Offsetting Low Yields in a Portfolio
A spoonful of midstream/MLPs or closed-end funds can help remedy lower yields in your income portfolio.
Building an income portfolio today is not as easy as it used to be. With broad market indexes and income sectors like REITs and utilities hovering near all-time highs, the yields for many equity income investments are noticeably lower now than in the past. This can create challenges for an advisor or individual investor trying to build an income portfolio and achieve a certain yield. Today’s note briefly discusses the income challenge facing investors and how allocations to midstream/MLPs or closed-end funds can help offset lower yields elsewhere in an income portfolio.
The current yield profile of bonds and income-oriented equities may leave investors less than satisfied. As shown in the chart below, REITs and utilities are currently yielding 120 and 63 basis points, respectively, below their ten-year averages. If an advisor typically depends on a diversified REIT allocation to provide a 4% yield in an income portfolio but REITs are yielding less than 3% today, the advisor will either have to accept lower income or find other investments with more attractive yields. To better quantify this predicament, the example below assumes an allocation of $100,000 each to REITs, utilities, bonds, and equities. The annual income at current yields is ~$8,600, whereas the annual income based on the ten-year average yield would have been ~$11,800.
For advisors or investors looking to enhance yield, a relatively modest allocation to midstream/MLPs or closed-end funds could help boost the portfolio’s income. The additional example below again assumes $400,000 is invested with the bulk in REITs, utilities, bonds, and equities ($90,000 each). However, this time the example assumes that $20,000 is allocated to midstream MLPs and $20,000 to closed-end funds. The total annual income based on current yields is ~10,700 instead of ~$8,600.
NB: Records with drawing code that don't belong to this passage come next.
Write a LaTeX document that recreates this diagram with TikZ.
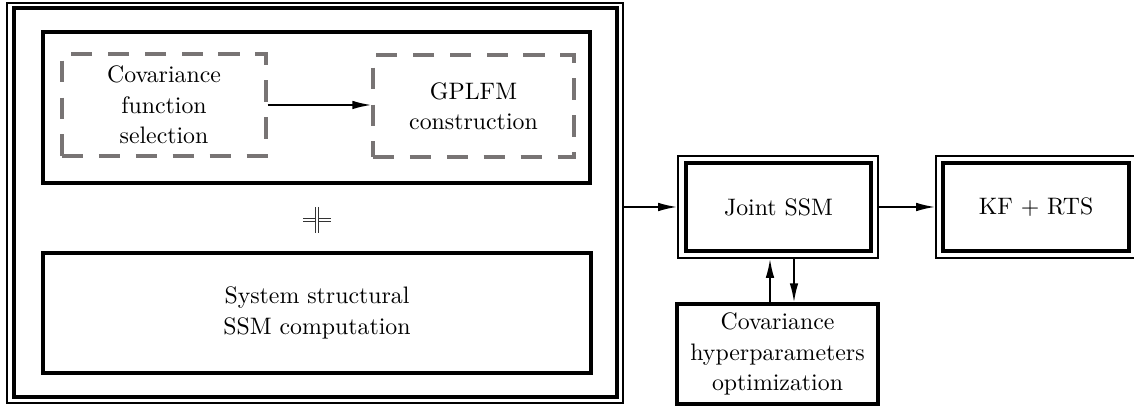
\documentclass[tikz,border=0pt]{standalone}
\usetikzlibrary{arrows.meta}
\definecolor{dgray}{RGB}{120,116,116}
\begin{document}
\begin{tikzpicture}[x=0.42pt,y=-0.42pt,
  sz/.style 2 args={minimum width={#1*0.42pt},minimum height={#2*0.42pt}},
  thickbox/.style={draw, line width=1.3pt, rectangle, align=center, inner sep=0pt},
  thinbox/.style={draw, line width=0.6pt, rectangle, inner sep=0pt},
  dashbox/.style={draw=dgray, line width=1.3pt, dash pattern=on 9pt off 6.5pt, rectangle, align=center, inner sep=0pt},
  arr/.style={-{Latex[length=8pt,width=3.6pt]}, line width=0.8pt},
  lbl/.style={font=\fontsize{10}{12.8}\selectfont},
  plusline/.style={double, draw=black!80, line width=0.45pt, double distance=0.7pt}]
\useasboundingbox (0,0) rectangle (1134,411);
% big left frame
\node[thickbox, sz={603}{389}] (big) at (315.5,202.5) {};
\node[thinbox, sz={616}{400}] (bigO) at (315,203) {};
\node[thickbox, sz={547}{151}] (top) at (316.5,107.5) {};
\node[dashbox, sz={204}{102}, lbl] (cov) at (164,105) {Covariance\\function\\selection};
\node[dashbox, sz={201}{102}, lbl] (gp) at (473.5,106) {GPLFM\\construction};
\node[thickbox, sz={548}{120}, lbl] (sys) at (317,313) {System structural\\SSM computation};
\coordinate (plus) at (317,220);
\draw[plusline] ([shift={(-14,0)}]plus) -- ([shift={(14,0)}]plus);
\draw[plusline] ([shift={(0,-13)}]plus) -- ([shift={(0,13)}]plus);
% right part
\node[thickbox, sz={185}{88}, lbl] (joint) at (778.5,207) {Joint SSM};
\node[thinbox, sz={200}{102}] (jointO) at (778,207) {};
\node[thickbox, sz={186}{88}, lbl] (kf) at (1036,207) {KF + RTS};
\node[thinbox, sz={200}{102}] (kfO) at (1036,207) {};
\node[thickbox, sz={201}{100}, lbl] (hyp) at (777.5,354) {Covariance\\hyperparameters\\optimization};
\coordinate (u1) at (770,0);
\coordinate (d1) at (794,0);
% connectors
\draw[arr] (cov.east) -- (cov.east -| gp.west);
\draw[arr] (jointO.west -| bigO.east) -- (jointO.west);
\draw[arr] (jointO.east) -- (kfO.west);
\draw[arr] (hyp.north -| u1) -- (jointO.south -| u1);
\draw[arr] (jointO.south -| d1) -- (hyp.north -| d1);
\end{tikzpicture}
\end{document}
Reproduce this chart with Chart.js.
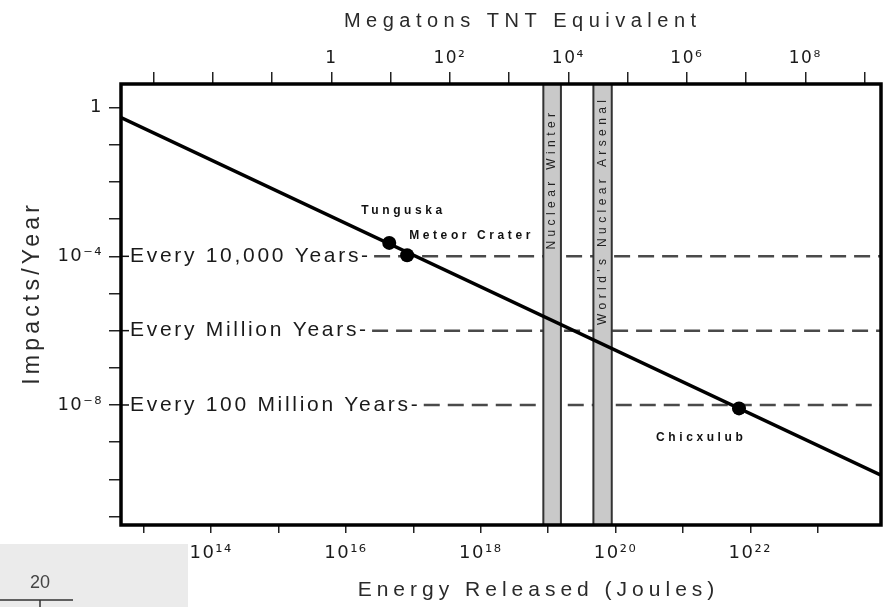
<!DOCTYPE html>
<html>
<head>
<meta charset="utf-8">
<script src="https://cdn.jsdelivr.net/npm/chart.js@4.4.1/dist/chart.umd.min.js"></script>
<style>
html, body { margin: 0; padding: 0; background: #fff; }
#wrap { width: 888px; height: 607px; position: relative; }
</style>
</head>
<body>
<div id="wrap"><canvas id="chartImpactos"></canvas></div>
<script>
// impact rate vs energy
const lineEnergy = [4.6e12, 8.7e23];
const lineRate = [0.54, 1.3e-10];

const eventNames = ['Tunguska', 'Meteor Crater', 'Chicxulub'];
const eventEnergy = [4.4e16, 8.1e16, 6.8e21];
const eventRate = [2.3e-4, 1.07e-4, 8.1e-9];

const recurrenceNames = ['Every 10,000 Years', 'Every Million Years', 'Every 100 Million Years'];
const recurrenceRate = [1e-4, 1e-6, 1e-8];

const bandNames = ['Nuclear Winter', "World's Nuclear Arsenal"];
const bandFrom = [8.5e18, 4.7e19];
const bandTo = [1.55e19, 8.8e19];

const joulesExp = [14, 16, 18, 20, 22];
const joulesLabels = ['10¹⁴', '10¹⁶', '10¹⁸', '10²⁰', '10²²'];
const megatonExp = [0, 2, 4, 6, 8];
const megatonLabels = ['1', '10²', '10⁴', '10⁶', '10⁸'];
const rateExp = [0, -4, -8];
const rateLabels = ['1', '10⁻⁴', '10⁻⁸'];

const fam = '"Liberation Sans", Arial, sans-serif';
const tickFam = '"DejaVu Sans", sans-serif';
const ink = '#1a1a1a';

function decadeTicks(scale) {
    const lo = Math.ceil(Math.log10(scale.min) - 1e-9);
    const hi = Math.floor(Math.log10(scale.max) + 1e-9);
    const t = [];
    for (let e = lo; e <= hi; e++) t.push({ value: Math.pow(10, e) });
    scale.ticks = t;
}

function labelFrom(exps, labels) {
    return function (value) {
        const i = exps.indexOf(Math.round(Math.log10(value)));
        return i >= 0 ? labels[i] : '';
    };
}

// text with letter spacing, centred or left aligned, optional rotation
function spacedText(ctx, text, x, y, font, ls, align, rot) {
    ctx.save();
    ctx.font = font;
    ctx.letterSpacing = ls + 'px';
    ctx.translate(x, y);
    if (rot) ctx.rotate(rot);
    const w = ctx.measureText(text).width - ls;
    let x0 = 0;
    if (align === 'center') x0 = -w / 2;
    if (align === 'right') x0 = -w;
    ctx.textAlign = 'left';
    ctx.textBaseline = 'middle';
    ctx.fillText(text, x0, 0);
    ctx.restore();
    return w;
}

const extras = {
    id: 'extras',
    beforeDraw(chart) {
        chart.ctx.letterSpacing = '1.5px';
    },
    beforeDatasetsDraw(chart) {
        const ctx = chart.ctx, a = chart.chartArea;
        const xs = chart.scales.x, ys = chart.scales.y;
        ctx.save();
        // recurrence labels + dashed lines
        recurrenceNames.forEach((name, i) => {
            const py = ys.getPixelForValue(recurrenceRate[i]);
            ctx.fillStyle = ink;
            const w = spacedText(ctx, name + '-', a.left + 9, py, '21px ' + fam, 2.7, 'left');
            ctx.strokeStyle = '#111';
            ctx.lineWidth = 1.5;
            ctx.setLineDash([]);
            ctx.beginPath();
            ctx.moveTo(a.left, py);
            ctx.lineTo(a.left + 8, py);
            ctx.stroke();
            ctx.strokeStyle = '#4a4a4a';
            ctx.lineWidth = 2.5;
            ctx.setLineDash([16, 8]);
            ctx.beginPath();
            ctx.moveTo(a.left + 9 + w + 6, py);
            ctx.lineTo(a.right, py);
            ctx.stroke();
        });
        ctx.setLineDash([]);
        // gray bands
        const labelTop = [29, 16];
        bandNames.forEach((name, i) => {
            const x0 = xs.getPixelForValue(bandFrom[i]);
            const x1 = xs.getPixelForValue(bandTo[i]);
            ctx.fillStyle = '#c9c9c9';
            ctx.fillRect(x0, a.top, x1 - x0, a.bottom - a.top);
            ctx.strokeStyle = '#333';
            ctx.lineWidth = 2;
            ctx.strokeRect(x0, a.top, x1 - x0, a.bottom - a.top);
            ctx.fillStyle = '#222';
            spacedText(ctx, name, (x0 + x1) / 2, a.top + labelTop[i], '12px ' + fam, 4.4, 'right', -Math.PI / 2);
        });
        ctx.restore();
    },
    afterDatasetsDraw(chart) {
        const ctx = chart.ctx, a = chart.chartArea;
        const xs = chart.scales.x, ys = chart.scales.y;
        ctx.save();
        const off = [[-28, -32], [2, -20], [-83, 29]];
        eventNames.forEach((name, i) => {
            const px = xs.getPixelForValue(eventEnergy[i]);
            const py = ys.getPixelForValue(eventRate[i]);
            ctx.fillStyle = '#111';
            spacedText(ctx, name, px + off[i][0], py + off[i][1], 'bold 12px ' + fam, 3.6, 'left');
        });
        // frame
        ctx.strokeStyle = '#000';
        ctx.lineWidth = 3.5;
        ctx.strokeRect(a.left, a.top, a.right - a.left, a.bottom - a.top);
        // axis titles
        ctx.fillStyle = '#2a2a2a';
        spacedText(ctx, 'Megatons TNT Equivalent', 520, 21, '20px ' + fam, 5.5, 'center');
        spacedText(ctx, 'Energy Released (Joules)', 536, 590, '21px ' + fam, 5, 'center');
        spacedText(ctx, 'Impacts/Year', 33, 295, '23px ' + fam, 4.2, 'center', -Math.PI / 2);
        ctx.restore();
    },
    afterDraw(chart) {
        // scanned page scrap in the lower left corner
        const ctx = chart.ctx;
        ctx.save();
        ctx.fillStyle = '#ebebeb';
        ctx.fillRect(0, 544, 188, 63);
        ctx.fillStyle = '#444';
        spacedText(ctx, '20', 40, 583, '18px ' + fam, 0, 'center');
        ctx.strokeStyle = '#333';
        ctx.lineWidth = 1.5;
        ctx.beginPath();
        ctx.moveTo(0, 600);
        ctx.lineTo(73, 600);
        ctx.moveTo(40, 600);
        ctx.lineTo(40, 607);
        ctx.stroke();
        ctx.restore();
    }
};

const ctxImpactos = document.getElementById('chartImpactos').getContext('2d');
const chart1 = new Chart(ctxImpactos, {
    type: 'scatter',
    data: {
        datasets: [{
            label: 'Impact rate',
            data: lineEnergy.map((x, i) => ({ x: x, y: lineRate[i] })),
            showLine: true,
            borderColor: '#000',
            borderWidth: 3.5,
            pointRadius: 0,
            xAxisID: 'x',
            yAxisID: 'y'
        }, {
            label: 'Events',
            data: eventEnergy.map((x, i) => ({ x: x, y: eventRate[i] })),
            backgroundColor: '#000',
            borderWidth: 0,
            pointRadius: 7,
            xAxisID: 'x',
            yAxisID: 'y'
        }]
    },
    options: {
        responsive: true,
        maintainAspectRatio: false,
        animation: false,
        layout: { padding: { right: 2 } },
        plugins: {
            legend: { display: false },
            tooltip: { enabled: false }
        },
        scales: {
            x: {
                type: 'logarithmic',
                position: 'bottom',
                min: 4.6e12,
                max: 8.7e23,
                border: { display: false },
                grid: { drawOnChartArea: false, tickLength: 8, color: '#222', lineWidth: 1.5 },
                ticks: { autoSkip: false, maxRotation: 0, padding: 10, color: ink, font: { size: 18, family: tickFam }, callback: labelFrom(joulesExp, joulesLabels) },
                afterBuildTicks: decadeTicks,
                afterFit: s => { s.height = 82; }
            },
            x2: {
                type: 'logarithmic',
                position: 'top',
                min: 2.8e-4,
                max: 1.9e9,
                border: { display: false },
                grid: { drawOnChartArea: false, tickLength: 12, color: '#222', lineWidth: 1.5 },
                ticks: { autoSkip: false, maxRotation: 0, padding: 3, color: ink, font: { size: 17, family: tickFam }, callback: labelFrom(megatonExp, megatonLabels) },
                afterBuildTicks: decadeTicks,
                afterFit: s => { s.height = 84; }
            },
            y: {
                type: 'logarithmic',
                position: 'left',
                min: 5.9e-12,
                max: 4.33,
                border: { display: false },
                grid: { drawOnChartArea: false, tickLength: 12, color: '#222', lineWidth: 1.5 },
                ticks: { autoSkip: false, padding: 6, color: ink, font: { size: 18, family: tickFam }, callback: labelFrom(rateExp, rateLabels) },
                afterBuildTicks: decadeTicks,
                afterFit: s => { s.width = 121; }
            }
        }
    },
    plugins: [extras]
});
</script>
</body>
</html>
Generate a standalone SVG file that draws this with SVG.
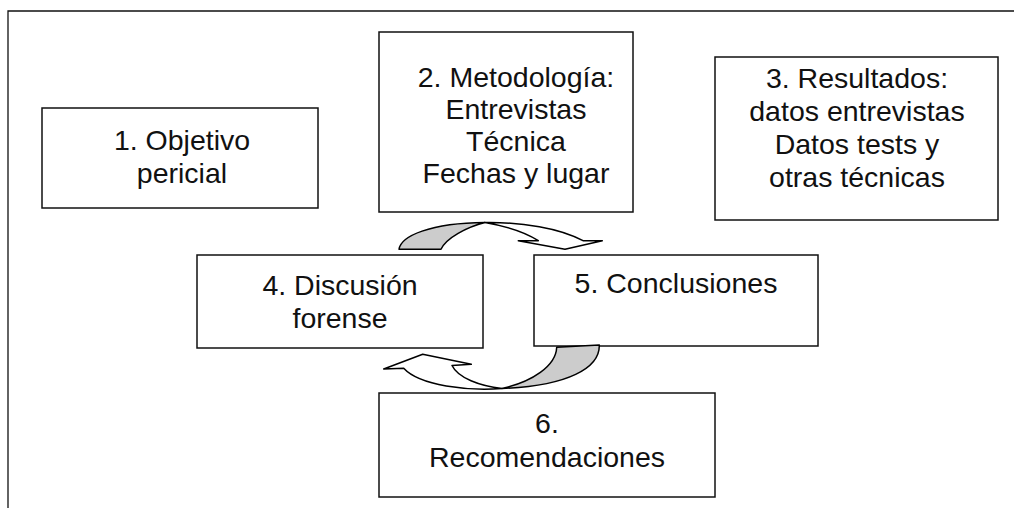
<svg xmlns="http://www.w3.org/2000/svg" width="1014" height="508" viewBox="0 0 1014 508">
<style>
.box{fill:#fff;stroke:#111;stroke-width:1.5}
.t{font-family:"Liberation Sans",Arial,sans-serif;font-size:28.5px;fill:#111;text-anchor:middle}
.frame{fill:none;stroke:#111;stroke-width:1.3}
.back{fill:#cccccc;stroke:#000;stroke-width:1.5;stroke-linejoin:round}
.front{fill:#fff;stroke:#000;stroke-width:1.5;stroke-linejoin:round}
</style>
<rect width="1014" height="508" fill="#fff"/>
<path class="frame" d="M8,508 V11 H1014"/>
<g id="node1"><rect class="box" x="42" y="108" width="276" height="100"/>
<text class="t" x="182" y="150">1. Objetivo</text><text class="t" x="182" y="183">pericial</text></g>
<g id="node2"><rect class="box" x="379" y="32" width="254" height="180"/>
<text class="t" x="516" y="87">2. Metodología:</text><text class="t" x="516" y="119">Entrevistas</text><text class="t" x="516" y="151">Técnica</text><text class="t" x="516" y="183">Fechas y lugar</text></g>
<g id="node3"><rect class="box" x="715" y="57" width="283" height="163"/>
<text class="t" x="857" y="88">3. Resultados:</text><text class="t" x="857" y="121">datos entrevistas</text><text class="t" x="857" y="154">Datos tests y</text><text class="t" x="857" y="187">otras técnicas</text></g>
<g id="node4"><rect class="box" x="197" y="255" width="286" height="93"/>
<text class="t" x="340" y="295">4. Discusión</text><text class="t" x="340" y="328">forense</text></g>
<g id="node5"><rect class="box" x="534" y="255" width="284" height="91"/>
<text class="t" x="676" y="293">5. Conclusiones</text></g>
<g id="node6"><rect class="box" x="379" y="393" width="336" height="104"/>
<text class="t" x="547" y="433">6.</text><text class="t" x="547" y="467">Recomendaciones</text></g>
<g id="connectors">
<g id="arrow-4-5">
<path class="back" d="M399,249.3 C401,236 430,223 485,222.5 C467,227 446,238 441,249.3 Z"/>
<path class="front" d="M485,222.5 C522,222 560,228 583,240.7 L602.3,240.7 L565,249.3 L518.3,240.7 L538.3,240.7 C525,232 505,226 485,222.5 Z"/>
</g>
<g id="arrow-5-4">
<path class="back" d="M556.7,347.3 L599.3,345 C600,368 568,386 502,388.5 C532,382 556,366 556.7,347.3 Z"/>
<path class="front" d="M502,388.5 C468,391 420,386 403.7,368.3 L383.7,369 L422.7,354.3 L471.3,364.3 L452,365.5 C458,378 480,386 502,388.5 Z"/>
</g>
</g>
</svg>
As demonstrated, a relatively small investment in MLPs or closed-end funds can have a fairly significant impact on the income of a portfolio. While not included in the example, an allocation to midstream, represented by the Alerian Midstream Energy Select Index (AMEI), would also enhance portfolio yield relative to REITs and utilities. The AMEI Index includes 75% midstream corporations and 25% midstream MLPs. Notably, the AMEI Index and midstream MLPs, represented by the Alerian MLP Infrastructure Index (AMZI), had yields above their ten-year averages at the end of August. In addition to enhancing yield, midstream/MLPs can provide other portfolio benefits, including real asset exposure and diversification given MLPs’ exclusion from broad market indexes. Closed-end funds, represented by the S-Network Composite Closed-End Fund Index (CEFX), were yielding below their ten-year average on August 31, but current yields are still more generous than the other categories shown.
In summation, while lower yields across several asset classes can make it challenging to build a new income portfolio and achieve a certain yield objective today, a modest allocation to midstream/MLPs or closed-end funds can help boost a portfolio’s income profile to offset lower yields elsewhere.
AMZI is the underlying index for the Alerian MLP ETF (AMLP) and the ETRACS Alerian MLP Infrastructure Index ETN Series B (MLPB). AMEI is the underlying index for the Alerian Energy Infrastructure ETF (ENFR). CEFX is the underlying index for the Invesco CEF Income Composite ETF (PCEF).
Current Yields vs. History
Midstream yields are generally below 5-year historical averages but are above the 10-year averages. Dividend stability over the last several quarters adds confidence to midstream yields (read more).
Of the S-Network Sector Dividend Dogs, EDOGX stands out for offering a yield above its five-year average. RDOGX offers a more generous yield than the FTSE NAREIT Real Estate 50 Index (FNR5) discussed above.
Multiple screens for dividend durability, including evaluating cash flows, EBITDA, and debt-to-equity ratios, help ensure reliable income from the durable dividend indexes. While current yields are below the 5-year average, they are well above the S&P 500’s current 1.34% yield.
Though current yields are below historical averages, closed-end funds continue to represent an attractive option for enhancing the yield of an income-oriented portfolio as discussed above. Municipal bond closed-end funds may be particularly attractive given that muni bonds generate interest income that is exempt from federal taxes.